» Task objective
Begin with the first line and repeat exactly through the line containing "minimum width=226pt] (mun)"; leave every image out.

» Information supplied
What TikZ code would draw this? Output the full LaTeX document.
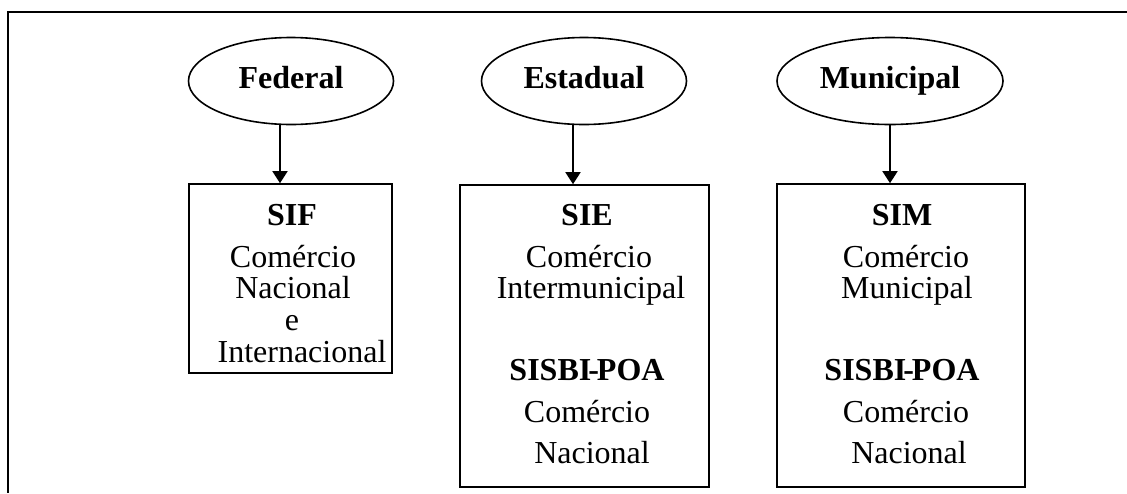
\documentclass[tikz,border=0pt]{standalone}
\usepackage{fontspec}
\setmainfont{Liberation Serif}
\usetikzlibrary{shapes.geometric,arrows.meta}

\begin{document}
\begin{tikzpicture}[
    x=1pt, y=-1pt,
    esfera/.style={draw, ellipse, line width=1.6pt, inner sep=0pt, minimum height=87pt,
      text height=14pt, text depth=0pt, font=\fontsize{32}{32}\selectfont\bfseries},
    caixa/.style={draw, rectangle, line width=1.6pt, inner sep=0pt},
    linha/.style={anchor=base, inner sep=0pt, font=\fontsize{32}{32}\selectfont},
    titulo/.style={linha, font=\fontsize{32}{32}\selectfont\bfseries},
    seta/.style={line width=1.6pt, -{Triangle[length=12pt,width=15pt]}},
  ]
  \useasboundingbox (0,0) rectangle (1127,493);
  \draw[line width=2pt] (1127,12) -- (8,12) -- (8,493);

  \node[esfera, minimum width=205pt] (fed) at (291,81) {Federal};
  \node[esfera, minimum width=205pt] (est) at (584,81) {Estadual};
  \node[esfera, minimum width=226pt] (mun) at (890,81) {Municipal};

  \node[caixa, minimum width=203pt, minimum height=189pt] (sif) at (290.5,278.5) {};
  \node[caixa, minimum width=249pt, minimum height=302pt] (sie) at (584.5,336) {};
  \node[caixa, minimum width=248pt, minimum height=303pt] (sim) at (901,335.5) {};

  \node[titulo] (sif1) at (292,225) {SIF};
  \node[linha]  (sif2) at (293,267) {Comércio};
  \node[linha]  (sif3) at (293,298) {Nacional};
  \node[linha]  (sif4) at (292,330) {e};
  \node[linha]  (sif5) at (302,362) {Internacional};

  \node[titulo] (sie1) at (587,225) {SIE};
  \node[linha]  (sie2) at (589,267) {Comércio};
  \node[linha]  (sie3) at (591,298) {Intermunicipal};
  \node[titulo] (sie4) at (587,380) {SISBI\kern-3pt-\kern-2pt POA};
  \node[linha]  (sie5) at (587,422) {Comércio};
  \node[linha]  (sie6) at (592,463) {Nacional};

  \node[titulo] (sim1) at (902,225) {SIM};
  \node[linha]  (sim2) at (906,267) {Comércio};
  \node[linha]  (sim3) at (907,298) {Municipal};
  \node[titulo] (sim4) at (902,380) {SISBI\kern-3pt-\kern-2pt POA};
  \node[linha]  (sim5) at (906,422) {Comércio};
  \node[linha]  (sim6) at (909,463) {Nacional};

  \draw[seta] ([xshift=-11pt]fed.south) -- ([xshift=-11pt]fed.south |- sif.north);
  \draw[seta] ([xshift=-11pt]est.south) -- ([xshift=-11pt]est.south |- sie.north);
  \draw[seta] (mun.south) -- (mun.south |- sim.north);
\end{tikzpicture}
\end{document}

» Exercise solution
What TikZ code would draw this? Output the full LaTeX document.
\documentclass[tikz,border=0pt]{standalone}
\usepackage{fontspec}
\setmainfont{Liberation Serif}
\usetikzlibrary{shapes.geometric,arrows.meta}

\begin{document}
\begin{tikzpicture}[
    x=1pt, y=-1pt,
    esfera/.style={draw, ellipse, line width=1.6pt, inner sep=0pt, minimum height=87pt,
      text height=14pt, text depth=0pt, font=\fontsize{32}{32}\selectfont\bfseries},
    caixa/.style={draw, rectangle, line width=1.6pt, inner sep=0pt},
    linha/.style={anchor=base, inner sep=0pt, font=\fontsize{32}{32}\selectfont},
    titulo/.style={linha, font=\fontsize{32}{32}\selectfont\bfseries},
    seta/.style={line width=1.6pt, -{Triangle[length=12pt,width=15pt]}},
  ]
  \useasboundingbox (0,0) rectangle (1127,493);
  \draw[line width=2pt] (1127,12) -- (8,12) -- (8,493);

  \node[esfera, minimum width=205pt] (fed) at (291,81) {Federal};
  \node[esfera, minimum width=205pt] (est) at (584,81) {Estadual};
  \node[esfera, minimum width=226pt] (mun) at (890,81) {Municipal};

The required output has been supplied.